Saturday, 18 September 2021 18:49
Pink Panther Strikes Again, The
THE PINK PANTHER STRIKES AGAIN
US, 1976, 103 minutes, Colour.
Peter Sellers, Herbert Lom, Lesley- Ann Down, Colin Blakely, Burt Kwouk, Leonard Rossiter.
Directed by Blake Edwards.
This is the fourth in the series of Pink Panther comedies with Peter Sellers. Introduced as one of the characters in the original The Pink Panther, Sellers’ Inspector Clouseau was given his own film in the very funny A Shot in the Dark.
Alan Arkin appeared in the 1967 film Inspector Clouseau directed by Buzz Kulik. It was not in the league of Blake Edwards’ comedies. When Peter Sellers fell on difficult times with his career, Edwards revived the Inspector in The Return, Strikes Again and The Revenge. They were moderately funny with Sellers doing his usual turns.
Edwards used outtakes from earlier films and included them in a further film after Sellers death: The Curse of the Pink Panther. He then directed Ted Wass and Roberto Benigni in Son of the Pink Panther.
In 2006, the Pink Panther struck again with Steve Martin as Inspector Clouseau but this did not work well – although Kevin Kline was good as Inspector Dreyfuss and showed how he might have made a good Clouseau.
1. How good a comedy was this? How good a parody of detective stories?
2. The fact that this was fourth in a series? How much did you presuppose the others? How well did it stand on its own? The importance of the opening and the filling in of the background about Dreyfus and Clouseau? The title sequence with the animation of the inspector and the pink panther? Setting a tone for the film? The humour of the satire on the various films with the pink panther as each character?
3. How much did the film rely on Peter Sellers and his characterisation, his comedy skill and styles? His accents, lines, visual jokes?
4. How intriguing was the plot? Interest, humour? The parody of gangster thrillers? The parody of mad scientists? Was it credible? Did this matter?
5. The initial focus on Dreyfus? The details of his character, his role as a policeman, the victim of Clouseau's stupidity, the way that he was harassed, the interview with the psychiatrist and his wanting to rehabilitate himself? His desperation at the visit of Clouseau? The fact that he was driven mad by Clouseau? A basis for the situations and the details of the plot? What happened to the character of Dreyfus during the film? Did he change into a type, or did he develop as a character?
6. Clouseau as central?
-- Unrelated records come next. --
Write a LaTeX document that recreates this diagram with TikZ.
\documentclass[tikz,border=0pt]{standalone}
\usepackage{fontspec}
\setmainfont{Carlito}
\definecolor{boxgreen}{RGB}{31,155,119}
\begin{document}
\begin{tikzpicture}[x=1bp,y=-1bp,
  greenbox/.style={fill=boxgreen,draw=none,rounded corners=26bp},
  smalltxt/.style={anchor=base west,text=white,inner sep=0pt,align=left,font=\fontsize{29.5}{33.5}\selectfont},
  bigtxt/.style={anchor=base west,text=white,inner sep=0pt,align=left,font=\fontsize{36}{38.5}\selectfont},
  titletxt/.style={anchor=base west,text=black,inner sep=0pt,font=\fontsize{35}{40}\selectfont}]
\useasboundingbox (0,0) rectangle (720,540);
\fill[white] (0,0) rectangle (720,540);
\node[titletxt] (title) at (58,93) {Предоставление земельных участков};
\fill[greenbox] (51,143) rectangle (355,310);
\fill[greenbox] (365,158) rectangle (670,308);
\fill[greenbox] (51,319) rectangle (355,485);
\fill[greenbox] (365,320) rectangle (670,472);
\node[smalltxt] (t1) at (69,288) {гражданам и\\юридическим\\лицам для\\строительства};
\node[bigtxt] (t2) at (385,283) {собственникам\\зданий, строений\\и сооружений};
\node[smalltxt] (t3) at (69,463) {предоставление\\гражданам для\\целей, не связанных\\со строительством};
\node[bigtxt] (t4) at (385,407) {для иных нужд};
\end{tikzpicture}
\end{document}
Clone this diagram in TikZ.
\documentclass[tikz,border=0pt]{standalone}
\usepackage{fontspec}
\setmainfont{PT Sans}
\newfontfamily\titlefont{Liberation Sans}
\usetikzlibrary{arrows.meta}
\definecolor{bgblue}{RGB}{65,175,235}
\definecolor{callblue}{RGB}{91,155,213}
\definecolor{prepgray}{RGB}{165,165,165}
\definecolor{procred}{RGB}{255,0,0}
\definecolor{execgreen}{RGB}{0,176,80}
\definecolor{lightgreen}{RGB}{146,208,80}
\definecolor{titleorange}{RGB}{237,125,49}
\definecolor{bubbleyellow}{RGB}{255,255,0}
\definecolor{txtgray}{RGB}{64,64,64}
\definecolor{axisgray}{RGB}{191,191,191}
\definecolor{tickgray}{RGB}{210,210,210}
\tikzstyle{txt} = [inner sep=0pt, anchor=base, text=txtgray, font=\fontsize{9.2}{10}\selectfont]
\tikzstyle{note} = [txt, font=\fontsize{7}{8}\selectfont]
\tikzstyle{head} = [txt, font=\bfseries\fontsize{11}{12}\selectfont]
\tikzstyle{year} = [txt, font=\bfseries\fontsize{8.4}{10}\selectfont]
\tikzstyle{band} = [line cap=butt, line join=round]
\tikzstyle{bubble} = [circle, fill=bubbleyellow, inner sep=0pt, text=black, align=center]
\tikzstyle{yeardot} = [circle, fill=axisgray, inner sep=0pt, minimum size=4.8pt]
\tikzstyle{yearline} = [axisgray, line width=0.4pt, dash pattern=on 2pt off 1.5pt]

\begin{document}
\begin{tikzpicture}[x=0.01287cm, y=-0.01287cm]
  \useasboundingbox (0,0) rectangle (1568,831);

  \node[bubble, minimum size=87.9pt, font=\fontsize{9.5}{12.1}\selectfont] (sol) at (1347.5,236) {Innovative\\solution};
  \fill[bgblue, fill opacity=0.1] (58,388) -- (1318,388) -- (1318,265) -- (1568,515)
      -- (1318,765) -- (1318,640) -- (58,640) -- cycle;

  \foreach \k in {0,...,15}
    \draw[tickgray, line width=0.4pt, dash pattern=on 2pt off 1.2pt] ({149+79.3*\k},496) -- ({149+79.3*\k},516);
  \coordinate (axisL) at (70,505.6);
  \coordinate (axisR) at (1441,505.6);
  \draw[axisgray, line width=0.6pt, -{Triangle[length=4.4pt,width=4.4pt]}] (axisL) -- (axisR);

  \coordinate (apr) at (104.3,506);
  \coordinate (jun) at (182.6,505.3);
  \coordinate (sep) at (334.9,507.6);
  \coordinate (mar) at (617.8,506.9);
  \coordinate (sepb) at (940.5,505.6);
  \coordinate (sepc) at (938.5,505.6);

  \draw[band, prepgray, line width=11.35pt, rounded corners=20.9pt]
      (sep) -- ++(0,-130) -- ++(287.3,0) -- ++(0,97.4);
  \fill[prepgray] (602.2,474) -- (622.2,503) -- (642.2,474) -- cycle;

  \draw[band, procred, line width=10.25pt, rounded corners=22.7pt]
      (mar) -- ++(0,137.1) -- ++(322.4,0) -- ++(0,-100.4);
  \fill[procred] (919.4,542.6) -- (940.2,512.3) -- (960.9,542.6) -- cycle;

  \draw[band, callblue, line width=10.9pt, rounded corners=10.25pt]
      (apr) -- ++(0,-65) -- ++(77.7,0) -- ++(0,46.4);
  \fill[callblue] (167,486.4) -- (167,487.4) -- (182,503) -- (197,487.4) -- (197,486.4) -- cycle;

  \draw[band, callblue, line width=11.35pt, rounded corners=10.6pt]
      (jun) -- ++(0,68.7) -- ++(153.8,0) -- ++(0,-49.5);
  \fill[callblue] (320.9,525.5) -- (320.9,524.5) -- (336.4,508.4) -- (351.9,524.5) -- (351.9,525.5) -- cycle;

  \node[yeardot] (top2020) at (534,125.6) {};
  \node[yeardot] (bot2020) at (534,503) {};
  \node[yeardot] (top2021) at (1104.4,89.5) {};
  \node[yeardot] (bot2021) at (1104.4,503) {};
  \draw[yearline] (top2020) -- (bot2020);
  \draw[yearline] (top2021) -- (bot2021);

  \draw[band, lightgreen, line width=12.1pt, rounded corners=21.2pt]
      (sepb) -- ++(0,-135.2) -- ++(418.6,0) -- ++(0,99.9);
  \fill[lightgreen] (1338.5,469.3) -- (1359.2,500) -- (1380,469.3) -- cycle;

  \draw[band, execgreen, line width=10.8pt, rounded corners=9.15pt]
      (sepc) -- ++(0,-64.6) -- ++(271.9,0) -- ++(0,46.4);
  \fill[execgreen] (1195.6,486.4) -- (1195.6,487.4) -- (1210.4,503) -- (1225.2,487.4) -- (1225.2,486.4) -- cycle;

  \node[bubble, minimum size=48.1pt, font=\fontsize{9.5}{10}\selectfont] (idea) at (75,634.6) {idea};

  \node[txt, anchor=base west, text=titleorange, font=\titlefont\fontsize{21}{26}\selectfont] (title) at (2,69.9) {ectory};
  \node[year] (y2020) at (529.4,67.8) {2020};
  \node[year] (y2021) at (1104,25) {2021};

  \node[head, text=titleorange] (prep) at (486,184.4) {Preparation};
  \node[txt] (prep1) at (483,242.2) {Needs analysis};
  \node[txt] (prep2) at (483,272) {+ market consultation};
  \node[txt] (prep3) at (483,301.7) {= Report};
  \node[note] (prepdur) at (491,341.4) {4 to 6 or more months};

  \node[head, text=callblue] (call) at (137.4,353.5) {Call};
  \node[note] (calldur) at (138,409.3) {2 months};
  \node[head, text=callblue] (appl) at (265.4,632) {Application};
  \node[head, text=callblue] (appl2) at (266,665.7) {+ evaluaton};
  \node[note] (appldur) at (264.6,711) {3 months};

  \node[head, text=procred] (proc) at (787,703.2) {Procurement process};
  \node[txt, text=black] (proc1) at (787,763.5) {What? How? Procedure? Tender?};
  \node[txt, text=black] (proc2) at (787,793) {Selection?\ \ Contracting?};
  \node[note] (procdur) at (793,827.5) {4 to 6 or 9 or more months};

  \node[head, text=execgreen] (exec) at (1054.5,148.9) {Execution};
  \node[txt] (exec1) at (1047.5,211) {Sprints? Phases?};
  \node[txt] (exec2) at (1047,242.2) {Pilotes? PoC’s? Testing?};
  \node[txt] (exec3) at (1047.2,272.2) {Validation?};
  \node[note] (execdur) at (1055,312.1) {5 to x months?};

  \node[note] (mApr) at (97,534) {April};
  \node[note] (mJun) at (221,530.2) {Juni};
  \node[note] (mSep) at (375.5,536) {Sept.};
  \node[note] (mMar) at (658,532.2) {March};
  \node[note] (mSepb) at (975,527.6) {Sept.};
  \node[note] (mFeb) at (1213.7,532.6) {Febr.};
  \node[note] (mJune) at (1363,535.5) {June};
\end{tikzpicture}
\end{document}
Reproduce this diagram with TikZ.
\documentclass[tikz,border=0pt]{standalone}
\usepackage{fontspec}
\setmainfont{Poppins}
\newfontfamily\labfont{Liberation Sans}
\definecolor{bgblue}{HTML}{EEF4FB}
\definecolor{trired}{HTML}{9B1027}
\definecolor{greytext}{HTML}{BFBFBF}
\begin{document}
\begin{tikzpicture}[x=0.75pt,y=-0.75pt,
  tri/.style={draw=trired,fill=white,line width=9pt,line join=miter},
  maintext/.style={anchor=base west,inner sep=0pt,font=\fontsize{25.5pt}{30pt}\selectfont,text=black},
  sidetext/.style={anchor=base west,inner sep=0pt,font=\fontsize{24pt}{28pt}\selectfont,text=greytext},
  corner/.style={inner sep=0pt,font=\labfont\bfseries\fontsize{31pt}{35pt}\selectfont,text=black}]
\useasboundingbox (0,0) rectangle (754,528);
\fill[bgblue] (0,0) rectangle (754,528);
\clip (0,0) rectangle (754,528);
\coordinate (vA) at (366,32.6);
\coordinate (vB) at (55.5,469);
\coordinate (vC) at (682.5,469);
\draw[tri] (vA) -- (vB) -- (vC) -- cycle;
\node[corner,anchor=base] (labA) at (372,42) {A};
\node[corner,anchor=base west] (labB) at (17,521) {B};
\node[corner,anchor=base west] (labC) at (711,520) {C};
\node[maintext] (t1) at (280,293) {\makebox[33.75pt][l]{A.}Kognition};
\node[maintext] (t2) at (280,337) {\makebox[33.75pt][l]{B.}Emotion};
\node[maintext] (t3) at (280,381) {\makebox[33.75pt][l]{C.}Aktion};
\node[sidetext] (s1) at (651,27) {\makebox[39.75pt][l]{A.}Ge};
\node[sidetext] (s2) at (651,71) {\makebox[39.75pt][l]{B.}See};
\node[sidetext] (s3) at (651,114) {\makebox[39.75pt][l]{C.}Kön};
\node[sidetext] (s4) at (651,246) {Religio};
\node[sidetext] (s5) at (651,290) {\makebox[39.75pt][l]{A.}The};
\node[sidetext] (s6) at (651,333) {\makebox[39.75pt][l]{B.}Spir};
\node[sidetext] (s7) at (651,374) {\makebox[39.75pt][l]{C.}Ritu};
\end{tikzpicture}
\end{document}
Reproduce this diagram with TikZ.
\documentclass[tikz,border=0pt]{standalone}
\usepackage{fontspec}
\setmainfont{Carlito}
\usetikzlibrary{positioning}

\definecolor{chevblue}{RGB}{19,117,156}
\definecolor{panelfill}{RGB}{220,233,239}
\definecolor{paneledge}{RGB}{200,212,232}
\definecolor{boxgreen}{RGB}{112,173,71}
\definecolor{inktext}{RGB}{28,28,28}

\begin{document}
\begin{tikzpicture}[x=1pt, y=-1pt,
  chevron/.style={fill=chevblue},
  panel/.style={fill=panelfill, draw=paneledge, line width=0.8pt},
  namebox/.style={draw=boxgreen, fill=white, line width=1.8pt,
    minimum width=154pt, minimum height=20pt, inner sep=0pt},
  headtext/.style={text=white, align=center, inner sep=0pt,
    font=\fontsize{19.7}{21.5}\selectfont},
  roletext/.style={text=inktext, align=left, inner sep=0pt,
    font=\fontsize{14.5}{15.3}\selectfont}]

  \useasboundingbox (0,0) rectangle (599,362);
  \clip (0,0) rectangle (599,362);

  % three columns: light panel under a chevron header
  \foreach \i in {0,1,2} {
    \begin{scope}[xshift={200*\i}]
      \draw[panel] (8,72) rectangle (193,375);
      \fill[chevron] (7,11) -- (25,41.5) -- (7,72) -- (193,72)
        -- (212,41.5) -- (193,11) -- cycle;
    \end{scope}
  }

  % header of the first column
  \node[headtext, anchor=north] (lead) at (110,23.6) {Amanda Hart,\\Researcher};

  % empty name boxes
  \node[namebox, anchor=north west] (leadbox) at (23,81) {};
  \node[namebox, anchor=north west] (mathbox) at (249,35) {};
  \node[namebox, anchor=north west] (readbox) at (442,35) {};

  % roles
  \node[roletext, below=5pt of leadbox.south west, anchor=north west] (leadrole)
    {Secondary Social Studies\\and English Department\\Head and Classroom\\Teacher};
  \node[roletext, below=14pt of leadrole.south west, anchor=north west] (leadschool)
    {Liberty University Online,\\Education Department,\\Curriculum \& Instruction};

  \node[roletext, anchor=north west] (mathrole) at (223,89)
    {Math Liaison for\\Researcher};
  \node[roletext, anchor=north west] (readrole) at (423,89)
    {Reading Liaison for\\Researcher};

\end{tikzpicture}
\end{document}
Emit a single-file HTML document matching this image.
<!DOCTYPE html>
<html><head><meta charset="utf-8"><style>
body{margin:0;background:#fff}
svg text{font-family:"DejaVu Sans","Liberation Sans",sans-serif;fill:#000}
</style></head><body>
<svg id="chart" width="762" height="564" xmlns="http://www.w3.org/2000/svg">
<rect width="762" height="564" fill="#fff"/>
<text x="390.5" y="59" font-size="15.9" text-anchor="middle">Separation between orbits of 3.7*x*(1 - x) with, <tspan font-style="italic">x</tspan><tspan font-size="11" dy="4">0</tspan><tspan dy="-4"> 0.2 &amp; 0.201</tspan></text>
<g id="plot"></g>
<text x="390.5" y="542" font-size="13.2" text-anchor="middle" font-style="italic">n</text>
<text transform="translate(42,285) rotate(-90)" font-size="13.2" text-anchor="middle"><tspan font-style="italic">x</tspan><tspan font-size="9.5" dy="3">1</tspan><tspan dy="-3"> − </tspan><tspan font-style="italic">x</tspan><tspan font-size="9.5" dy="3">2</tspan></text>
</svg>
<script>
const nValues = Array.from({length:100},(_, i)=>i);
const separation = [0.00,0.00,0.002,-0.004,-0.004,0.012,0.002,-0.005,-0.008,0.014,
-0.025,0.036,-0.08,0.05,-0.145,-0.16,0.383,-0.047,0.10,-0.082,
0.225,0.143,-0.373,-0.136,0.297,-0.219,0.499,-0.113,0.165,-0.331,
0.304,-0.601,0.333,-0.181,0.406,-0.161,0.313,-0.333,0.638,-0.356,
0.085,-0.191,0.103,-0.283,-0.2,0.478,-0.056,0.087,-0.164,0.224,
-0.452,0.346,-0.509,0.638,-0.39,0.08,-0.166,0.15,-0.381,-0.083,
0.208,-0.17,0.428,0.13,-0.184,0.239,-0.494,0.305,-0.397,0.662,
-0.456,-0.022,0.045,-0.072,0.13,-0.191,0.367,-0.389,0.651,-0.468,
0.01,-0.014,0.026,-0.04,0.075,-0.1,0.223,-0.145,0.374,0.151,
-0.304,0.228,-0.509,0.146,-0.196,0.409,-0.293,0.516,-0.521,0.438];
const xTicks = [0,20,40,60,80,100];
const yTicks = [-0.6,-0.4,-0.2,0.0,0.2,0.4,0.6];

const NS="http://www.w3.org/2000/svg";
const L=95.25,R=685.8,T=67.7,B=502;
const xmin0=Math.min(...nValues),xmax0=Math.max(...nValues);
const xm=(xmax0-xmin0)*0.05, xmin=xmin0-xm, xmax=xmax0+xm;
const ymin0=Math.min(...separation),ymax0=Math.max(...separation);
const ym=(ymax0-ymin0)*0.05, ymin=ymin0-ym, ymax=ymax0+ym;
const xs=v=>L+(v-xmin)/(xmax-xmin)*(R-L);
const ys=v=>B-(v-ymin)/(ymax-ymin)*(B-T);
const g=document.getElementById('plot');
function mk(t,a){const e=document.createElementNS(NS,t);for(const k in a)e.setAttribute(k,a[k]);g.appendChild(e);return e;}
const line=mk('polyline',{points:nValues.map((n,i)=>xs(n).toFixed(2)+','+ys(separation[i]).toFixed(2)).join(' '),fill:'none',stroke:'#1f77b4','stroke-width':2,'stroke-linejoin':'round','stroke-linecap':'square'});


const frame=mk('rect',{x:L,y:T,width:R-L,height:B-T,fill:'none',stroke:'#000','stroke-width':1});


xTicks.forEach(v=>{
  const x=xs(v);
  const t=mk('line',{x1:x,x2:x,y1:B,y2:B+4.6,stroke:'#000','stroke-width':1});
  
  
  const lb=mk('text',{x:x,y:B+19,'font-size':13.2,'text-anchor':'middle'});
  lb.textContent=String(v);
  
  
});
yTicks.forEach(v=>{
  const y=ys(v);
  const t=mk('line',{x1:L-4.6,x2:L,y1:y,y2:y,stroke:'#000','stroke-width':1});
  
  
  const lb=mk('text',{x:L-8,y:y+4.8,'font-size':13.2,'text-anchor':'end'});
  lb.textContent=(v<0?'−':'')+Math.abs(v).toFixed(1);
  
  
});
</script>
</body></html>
Peter Sellers' characterisation? The self-opinionated man, not seeing the reality about himself, his vanity and self-assurance, his stupidity? His arrival home, the encounter with, his fear of Dreyfus? The scenes in England and the English police's reaction to him? His inefficiency in handling situations? His brutality and recklessness, at least in their effects? How sympathetic a character is the inspector?
7. The humour of the sequences with Dreyfus: his drilling holes in Clouseau's floor and the consequences of this, the kidnapping of the professor and his daughter, the arranging of the killers and their hiring, his installing himself in the castle, the sequence with his teeth?
8. The characterising of the English detectives? Their encounters with Clouseau and their coming off second best? The buckshot, etc.?
9. How much humour was there in the English sequences? Especially the sequences with the butler, the male impersonator? His death?
10. The humour of the death sequences of the killers in Munich?
11. The satire with Omar Sharif being one of the killers? The skit on sex appeal? The Russian spy and her involvement with Clouseau?
12. How humorous was Clouseau's invasion of the castle via the moat, his becoming the doctor, the laughing gas and the extraction of the tooth?
13. Did the film build up well to its climax? Clouseau and the Russian spy? The change into animation at the end and the satire on Jaws? What is the value of this kind of film? Humour, poking fun at self-important detectives? Was it a good example of the genre?